### TASK DETAILS
No pictures go into the copy. Write out exactly the lines below from the one containing "Clone this diagram in TikZ." through the one containing "(gateright) at (1032,101);".

================

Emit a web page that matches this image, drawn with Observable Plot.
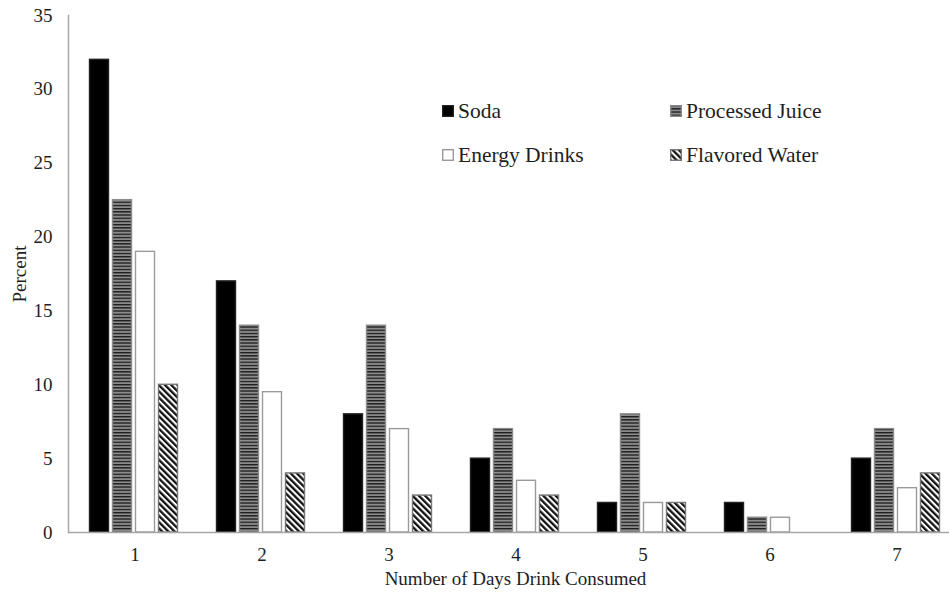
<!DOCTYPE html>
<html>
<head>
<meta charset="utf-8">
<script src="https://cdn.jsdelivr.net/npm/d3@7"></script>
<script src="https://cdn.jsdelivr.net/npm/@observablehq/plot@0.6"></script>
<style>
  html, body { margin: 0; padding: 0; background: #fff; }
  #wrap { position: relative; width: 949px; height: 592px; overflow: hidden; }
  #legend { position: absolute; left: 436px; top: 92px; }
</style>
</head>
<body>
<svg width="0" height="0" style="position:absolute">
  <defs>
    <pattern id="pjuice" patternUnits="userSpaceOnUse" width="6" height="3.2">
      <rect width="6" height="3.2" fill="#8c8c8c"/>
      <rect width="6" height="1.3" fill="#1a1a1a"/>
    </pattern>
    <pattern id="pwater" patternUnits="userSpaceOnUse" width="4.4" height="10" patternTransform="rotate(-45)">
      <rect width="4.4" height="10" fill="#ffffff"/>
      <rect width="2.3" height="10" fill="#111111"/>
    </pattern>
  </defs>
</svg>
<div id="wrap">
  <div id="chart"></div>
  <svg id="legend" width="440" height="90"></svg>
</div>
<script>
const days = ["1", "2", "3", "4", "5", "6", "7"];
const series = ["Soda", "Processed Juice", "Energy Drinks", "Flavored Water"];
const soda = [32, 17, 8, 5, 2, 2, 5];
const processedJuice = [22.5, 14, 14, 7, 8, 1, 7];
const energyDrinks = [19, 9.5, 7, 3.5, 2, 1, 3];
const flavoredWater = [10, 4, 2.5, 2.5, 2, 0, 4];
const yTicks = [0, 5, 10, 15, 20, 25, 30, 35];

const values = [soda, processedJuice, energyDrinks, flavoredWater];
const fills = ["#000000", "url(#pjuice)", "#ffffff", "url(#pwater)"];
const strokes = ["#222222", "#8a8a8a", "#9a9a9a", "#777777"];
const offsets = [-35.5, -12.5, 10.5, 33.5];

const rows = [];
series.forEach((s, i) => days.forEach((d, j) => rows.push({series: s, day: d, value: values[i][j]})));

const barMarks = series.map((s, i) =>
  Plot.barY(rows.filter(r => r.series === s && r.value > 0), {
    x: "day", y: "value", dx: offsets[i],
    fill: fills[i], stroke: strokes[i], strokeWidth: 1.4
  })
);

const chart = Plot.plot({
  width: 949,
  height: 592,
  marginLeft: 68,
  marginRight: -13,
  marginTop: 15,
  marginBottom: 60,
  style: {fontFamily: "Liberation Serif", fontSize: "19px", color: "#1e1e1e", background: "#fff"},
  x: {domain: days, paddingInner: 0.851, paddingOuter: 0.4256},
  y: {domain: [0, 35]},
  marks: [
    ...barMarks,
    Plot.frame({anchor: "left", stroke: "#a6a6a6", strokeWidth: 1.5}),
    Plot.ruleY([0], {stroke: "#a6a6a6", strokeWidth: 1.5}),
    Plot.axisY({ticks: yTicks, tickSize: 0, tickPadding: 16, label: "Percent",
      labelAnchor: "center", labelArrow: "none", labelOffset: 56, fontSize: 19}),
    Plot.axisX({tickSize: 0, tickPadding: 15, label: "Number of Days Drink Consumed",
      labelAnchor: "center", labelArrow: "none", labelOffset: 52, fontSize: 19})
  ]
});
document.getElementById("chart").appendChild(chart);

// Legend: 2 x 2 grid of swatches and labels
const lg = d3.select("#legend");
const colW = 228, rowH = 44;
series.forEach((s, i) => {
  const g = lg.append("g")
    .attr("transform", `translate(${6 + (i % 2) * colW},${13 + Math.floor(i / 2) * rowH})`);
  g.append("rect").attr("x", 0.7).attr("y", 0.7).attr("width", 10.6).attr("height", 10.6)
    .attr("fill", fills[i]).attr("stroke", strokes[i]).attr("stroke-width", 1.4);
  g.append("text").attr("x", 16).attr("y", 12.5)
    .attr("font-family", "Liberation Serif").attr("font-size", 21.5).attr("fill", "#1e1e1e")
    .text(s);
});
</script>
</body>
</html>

================

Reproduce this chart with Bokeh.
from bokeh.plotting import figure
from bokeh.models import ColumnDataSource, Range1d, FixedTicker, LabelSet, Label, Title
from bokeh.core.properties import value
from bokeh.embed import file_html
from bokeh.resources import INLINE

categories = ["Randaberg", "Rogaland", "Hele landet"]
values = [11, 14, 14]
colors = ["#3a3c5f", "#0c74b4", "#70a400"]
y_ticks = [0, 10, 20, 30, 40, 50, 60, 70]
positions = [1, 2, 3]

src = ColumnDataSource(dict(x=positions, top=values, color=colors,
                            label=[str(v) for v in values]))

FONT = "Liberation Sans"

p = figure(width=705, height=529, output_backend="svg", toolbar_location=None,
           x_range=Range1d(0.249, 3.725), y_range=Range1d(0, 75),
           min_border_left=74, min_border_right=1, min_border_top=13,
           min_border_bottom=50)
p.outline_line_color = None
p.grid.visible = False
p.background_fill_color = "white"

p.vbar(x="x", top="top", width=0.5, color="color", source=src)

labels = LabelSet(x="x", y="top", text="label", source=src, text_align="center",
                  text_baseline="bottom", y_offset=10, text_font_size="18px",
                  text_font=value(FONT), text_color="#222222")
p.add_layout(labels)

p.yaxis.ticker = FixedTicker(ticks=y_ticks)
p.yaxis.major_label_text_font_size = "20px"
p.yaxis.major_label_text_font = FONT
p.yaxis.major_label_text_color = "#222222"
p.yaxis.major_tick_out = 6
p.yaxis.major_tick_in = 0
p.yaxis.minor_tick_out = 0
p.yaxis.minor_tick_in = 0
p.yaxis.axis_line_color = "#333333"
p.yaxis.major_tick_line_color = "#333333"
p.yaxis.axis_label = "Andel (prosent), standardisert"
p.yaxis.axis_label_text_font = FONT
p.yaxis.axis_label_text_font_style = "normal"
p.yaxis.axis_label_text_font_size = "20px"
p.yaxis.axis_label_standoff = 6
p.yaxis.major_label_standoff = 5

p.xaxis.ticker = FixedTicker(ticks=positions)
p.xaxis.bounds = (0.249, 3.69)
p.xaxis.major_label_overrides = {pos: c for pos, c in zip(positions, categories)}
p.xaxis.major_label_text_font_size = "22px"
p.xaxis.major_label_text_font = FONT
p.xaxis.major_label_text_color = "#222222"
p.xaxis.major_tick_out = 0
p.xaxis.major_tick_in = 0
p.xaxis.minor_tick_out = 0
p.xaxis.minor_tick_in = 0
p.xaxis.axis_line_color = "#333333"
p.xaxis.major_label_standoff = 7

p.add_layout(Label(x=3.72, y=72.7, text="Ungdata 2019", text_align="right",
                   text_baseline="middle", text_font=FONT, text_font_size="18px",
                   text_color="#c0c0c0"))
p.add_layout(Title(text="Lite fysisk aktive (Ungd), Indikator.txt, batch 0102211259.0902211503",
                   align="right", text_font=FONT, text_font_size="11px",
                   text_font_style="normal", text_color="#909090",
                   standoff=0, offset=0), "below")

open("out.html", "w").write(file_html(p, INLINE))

================

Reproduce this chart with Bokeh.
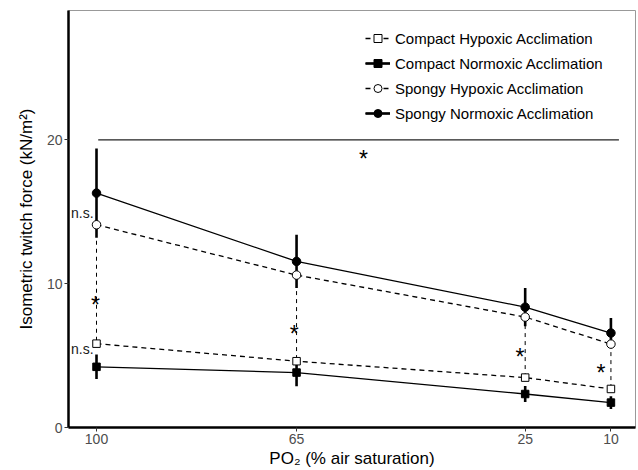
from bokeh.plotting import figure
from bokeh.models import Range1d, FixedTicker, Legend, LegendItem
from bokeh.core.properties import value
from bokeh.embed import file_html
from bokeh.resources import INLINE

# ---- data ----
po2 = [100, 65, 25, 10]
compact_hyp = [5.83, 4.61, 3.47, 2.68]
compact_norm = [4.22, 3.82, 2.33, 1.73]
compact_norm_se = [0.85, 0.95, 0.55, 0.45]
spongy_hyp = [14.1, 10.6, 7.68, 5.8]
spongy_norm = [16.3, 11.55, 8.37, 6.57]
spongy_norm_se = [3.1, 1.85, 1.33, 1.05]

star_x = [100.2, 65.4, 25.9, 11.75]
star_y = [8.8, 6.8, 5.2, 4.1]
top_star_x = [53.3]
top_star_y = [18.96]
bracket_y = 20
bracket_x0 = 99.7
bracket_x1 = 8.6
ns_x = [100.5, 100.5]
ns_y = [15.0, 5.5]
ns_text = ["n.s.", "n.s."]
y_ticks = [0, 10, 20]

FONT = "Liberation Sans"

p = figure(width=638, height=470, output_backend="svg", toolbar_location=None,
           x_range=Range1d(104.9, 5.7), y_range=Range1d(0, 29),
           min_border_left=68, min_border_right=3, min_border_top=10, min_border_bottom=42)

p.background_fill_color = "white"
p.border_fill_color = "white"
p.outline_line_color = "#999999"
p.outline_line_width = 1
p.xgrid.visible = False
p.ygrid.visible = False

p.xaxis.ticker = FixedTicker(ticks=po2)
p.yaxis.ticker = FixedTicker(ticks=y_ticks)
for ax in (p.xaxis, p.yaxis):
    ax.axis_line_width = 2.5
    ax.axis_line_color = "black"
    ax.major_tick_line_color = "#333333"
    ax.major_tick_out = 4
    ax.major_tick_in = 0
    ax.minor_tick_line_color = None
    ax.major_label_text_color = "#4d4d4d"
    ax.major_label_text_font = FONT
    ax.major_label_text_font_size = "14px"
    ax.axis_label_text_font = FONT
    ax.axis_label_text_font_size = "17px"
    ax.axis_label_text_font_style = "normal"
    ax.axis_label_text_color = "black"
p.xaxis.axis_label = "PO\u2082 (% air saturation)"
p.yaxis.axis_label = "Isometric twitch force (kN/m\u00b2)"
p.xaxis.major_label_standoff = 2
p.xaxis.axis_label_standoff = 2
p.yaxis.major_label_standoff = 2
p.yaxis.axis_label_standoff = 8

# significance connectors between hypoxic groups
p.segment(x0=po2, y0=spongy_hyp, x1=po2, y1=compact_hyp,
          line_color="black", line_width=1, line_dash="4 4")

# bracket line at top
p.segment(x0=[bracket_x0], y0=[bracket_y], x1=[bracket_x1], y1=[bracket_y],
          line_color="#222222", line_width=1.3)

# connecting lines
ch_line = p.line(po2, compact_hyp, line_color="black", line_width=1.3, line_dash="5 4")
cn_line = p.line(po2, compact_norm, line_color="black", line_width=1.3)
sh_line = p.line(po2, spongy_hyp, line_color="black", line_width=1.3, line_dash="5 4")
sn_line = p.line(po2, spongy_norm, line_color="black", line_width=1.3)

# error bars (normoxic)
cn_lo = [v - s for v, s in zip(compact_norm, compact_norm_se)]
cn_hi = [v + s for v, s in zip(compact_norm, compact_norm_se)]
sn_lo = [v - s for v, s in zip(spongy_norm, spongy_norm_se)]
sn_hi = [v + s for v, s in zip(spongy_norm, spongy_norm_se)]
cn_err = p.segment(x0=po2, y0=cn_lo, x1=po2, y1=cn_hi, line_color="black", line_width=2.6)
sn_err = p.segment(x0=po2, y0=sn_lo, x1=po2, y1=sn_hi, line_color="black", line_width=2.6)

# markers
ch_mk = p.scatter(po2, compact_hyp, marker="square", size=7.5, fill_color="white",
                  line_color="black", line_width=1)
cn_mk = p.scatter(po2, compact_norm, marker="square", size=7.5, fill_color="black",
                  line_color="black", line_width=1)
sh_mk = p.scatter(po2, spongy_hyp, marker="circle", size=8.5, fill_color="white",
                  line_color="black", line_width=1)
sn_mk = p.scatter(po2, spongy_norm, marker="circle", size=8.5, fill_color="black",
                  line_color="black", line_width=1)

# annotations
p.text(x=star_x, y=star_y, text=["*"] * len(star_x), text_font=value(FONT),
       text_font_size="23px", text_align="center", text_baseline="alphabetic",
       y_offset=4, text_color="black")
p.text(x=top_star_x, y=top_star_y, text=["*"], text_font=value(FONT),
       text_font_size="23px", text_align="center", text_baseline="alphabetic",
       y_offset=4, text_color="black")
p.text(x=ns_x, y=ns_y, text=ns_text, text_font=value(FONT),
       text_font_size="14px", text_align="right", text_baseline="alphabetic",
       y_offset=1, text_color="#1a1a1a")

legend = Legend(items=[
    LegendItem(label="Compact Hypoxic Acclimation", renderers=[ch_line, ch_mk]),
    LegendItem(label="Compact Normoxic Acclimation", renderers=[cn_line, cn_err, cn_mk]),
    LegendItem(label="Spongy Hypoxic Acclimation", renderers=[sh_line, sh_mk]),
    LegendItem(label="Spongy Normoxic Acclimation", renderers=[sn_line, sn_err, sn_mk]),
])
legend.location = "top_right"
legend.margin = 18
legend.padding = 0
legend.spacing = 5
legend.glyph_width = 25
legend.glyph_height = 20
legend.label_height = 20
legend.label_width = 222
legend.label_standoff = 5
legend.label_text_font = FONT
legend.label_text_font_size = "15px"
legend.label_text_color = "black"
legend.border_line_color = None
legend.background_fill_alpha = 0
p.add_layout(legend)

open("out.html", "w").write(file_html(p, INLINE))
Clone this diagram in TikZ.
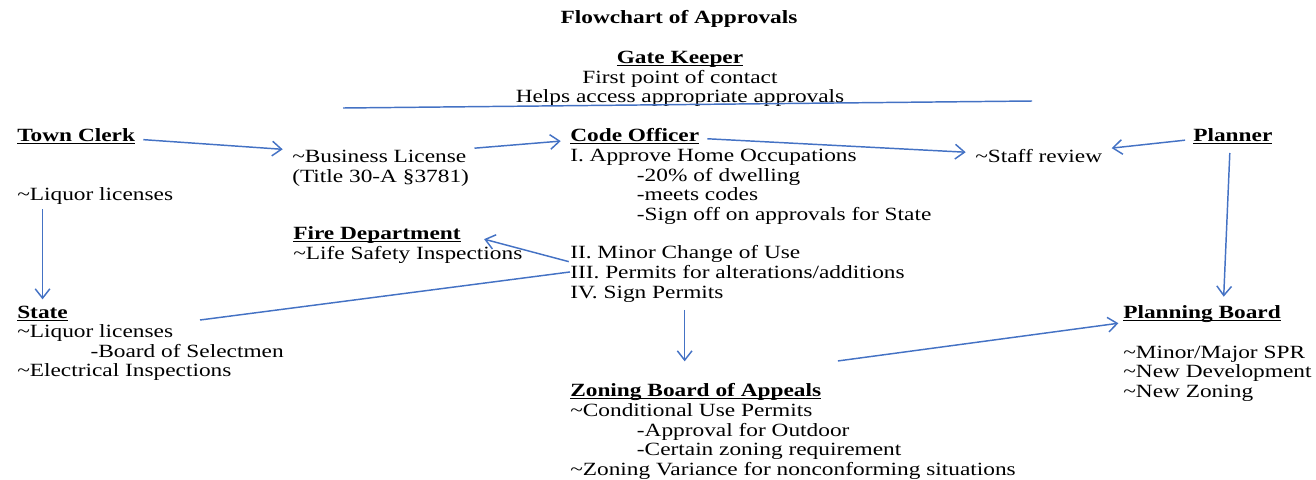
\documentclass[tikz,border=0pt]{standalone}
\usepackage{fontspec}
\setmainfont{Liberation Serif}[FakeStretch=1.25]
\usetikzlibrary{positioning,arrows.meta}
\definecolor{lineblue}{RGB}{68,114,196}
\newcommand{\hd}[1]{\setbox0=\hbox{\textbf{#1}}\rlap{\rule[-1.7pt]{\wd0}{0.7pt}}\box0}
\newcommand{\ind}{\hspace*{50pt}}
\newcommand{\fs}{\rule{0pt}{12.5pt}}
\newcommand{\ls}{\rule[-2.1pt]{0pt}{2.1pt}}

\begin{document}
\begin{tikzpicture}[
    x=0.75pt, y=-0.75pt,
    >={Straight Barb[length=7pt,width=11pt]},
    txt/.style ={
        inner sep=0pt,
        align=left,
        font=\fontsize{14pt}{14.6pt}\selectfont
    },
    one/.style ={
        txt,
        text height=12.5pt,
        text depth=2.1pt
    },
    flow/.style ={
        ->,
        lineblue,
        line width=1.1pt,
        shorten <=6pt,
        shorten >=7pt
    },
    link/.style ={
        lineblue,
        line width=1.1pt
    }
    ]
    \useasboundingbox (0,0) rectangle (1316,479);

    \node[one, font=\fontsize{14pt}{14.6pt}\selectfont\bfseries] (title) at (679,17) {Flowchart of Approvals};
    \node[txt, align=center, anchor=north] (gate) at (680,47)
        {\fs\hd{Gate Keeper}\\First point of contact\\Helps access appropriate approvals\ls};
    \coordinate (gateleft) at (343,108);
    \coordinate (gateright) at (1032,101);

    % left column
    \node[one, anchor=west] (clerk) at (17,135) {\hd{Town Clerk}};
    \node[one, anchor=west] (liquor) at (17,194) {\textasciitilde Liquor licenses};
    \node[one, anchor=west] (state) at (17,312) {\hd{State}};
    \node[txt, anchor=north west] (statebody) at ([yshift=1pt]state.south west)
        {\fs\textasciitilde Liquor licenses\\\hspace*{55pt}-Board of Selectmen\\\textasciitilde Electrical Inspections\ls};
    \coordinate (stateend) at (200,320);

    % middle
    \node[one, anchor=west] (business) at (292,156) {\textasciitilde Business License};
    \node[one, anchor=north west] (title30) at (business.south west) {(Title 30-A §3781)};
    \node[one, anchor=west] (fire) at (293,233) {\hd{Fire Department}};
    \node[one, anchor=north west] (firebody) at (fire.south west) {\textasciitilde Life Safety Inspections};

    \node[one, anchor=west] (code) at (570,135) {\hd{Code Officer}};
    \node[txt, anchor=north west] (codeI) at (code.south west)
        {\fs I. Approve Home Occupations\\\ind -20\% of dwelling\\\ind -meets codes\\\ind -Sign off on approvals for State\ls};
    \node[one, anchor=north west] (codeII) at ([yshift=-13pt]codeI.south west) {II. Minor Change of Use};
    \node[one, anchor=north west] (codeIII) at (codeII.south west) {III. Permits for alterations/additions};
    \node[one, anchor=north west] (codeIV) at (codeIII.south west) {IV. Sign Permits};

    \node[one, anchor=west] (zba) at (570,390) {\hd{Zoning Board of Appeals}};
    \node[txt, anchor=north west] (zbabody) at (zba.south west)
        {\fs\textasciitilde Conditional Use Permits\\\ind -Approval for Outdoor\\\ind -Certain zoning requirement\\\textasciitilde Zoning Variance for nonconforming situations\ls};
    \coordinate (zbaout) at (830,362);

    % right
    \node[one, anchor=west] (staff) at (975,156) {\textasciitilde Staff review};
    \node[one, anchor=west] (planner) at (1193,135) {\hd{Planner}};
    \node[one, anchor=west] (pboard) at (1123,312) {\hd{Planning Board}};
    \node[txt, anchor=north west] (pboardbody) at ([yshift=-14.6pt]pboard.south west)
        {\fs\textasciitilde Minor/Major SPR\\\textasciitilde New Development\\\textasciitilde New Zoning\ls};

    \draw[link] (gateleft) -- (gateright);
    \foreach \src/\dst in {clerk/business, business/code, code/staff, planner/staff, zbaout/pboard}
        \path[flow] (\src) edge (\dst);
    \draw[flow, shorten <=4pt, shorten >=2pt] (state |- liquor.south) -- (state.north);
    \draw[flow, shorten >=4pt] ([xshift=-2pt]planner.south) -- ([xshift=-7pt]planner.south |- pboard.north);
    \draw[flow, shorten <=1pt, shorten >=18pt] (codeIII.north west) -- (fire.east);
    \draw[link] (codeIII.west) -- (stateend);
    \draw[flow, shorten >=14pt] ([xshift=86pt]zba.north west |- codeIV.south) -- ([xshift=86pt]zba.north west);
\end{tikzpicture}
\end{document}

================

### THE SOLUTION
Clone this diagram in TikZ.
\documentclass[tikz,border=0pt]{standalone}
\usepackage{fontspec}
\setmainfont{Liberation Serif}[FakeStretch=1.25]
\usetikzlibrary{positioning,arrows.meta}
\definecolor{lineblue}{RGB}{68,114,196}
\newcommand{\hd}[1]{\setbox0=\hbox{\textbf{#1}}\rlap{\rule[-1.7pt]{\wd0}{0.7pt}}\box0}
\newcommand{\ind}{\hspace*{50pt}}
\newcommand{\fs}{\rule{0pt}{12.5pt}}
\newcommand{\ls}{\rule[-2.1pt]{0pt}{2.1pt}}

\begin{document}
\begin{tikzpicture}[
    x=0.75pt, y=-0.75pt,
    >={Straight Barb[length=7pt,width=11pt]},
    txt/.style ={
        inner sep=0pt,
        align=left,
        font=\fontsize{14pt}{14.6pt}\selectfont
    },
    one/.style ={
        txt,
        text height=12.5pt,
        text depth=2.1pt
    },
    flow/.style ={
        ->,
        lineblue,
        line width=1.1pt,
        shorten <=6pt,
        shorten >=7pt
    },
    link/.style ={
        lineblue,
        line width=1.1pt
    }
    ]
    \useasboundingbox (0,0) rectangle (1316,479);

    \node[one, font=\fontsize{14pt}{14.6pt}\selectfont\bfseries] (title) at (679,17) {Flowchart of Approvals};
    \node[txt, align=center, anchor=north] (gate) at (680,47)
        {\fs\hd{Gate Keeper}\\First point of contact\\Helps access appropriate approvals\ls};
    \coordinate (gateleft) at (343,108);
    \coordinate (gateright) at (1032,101);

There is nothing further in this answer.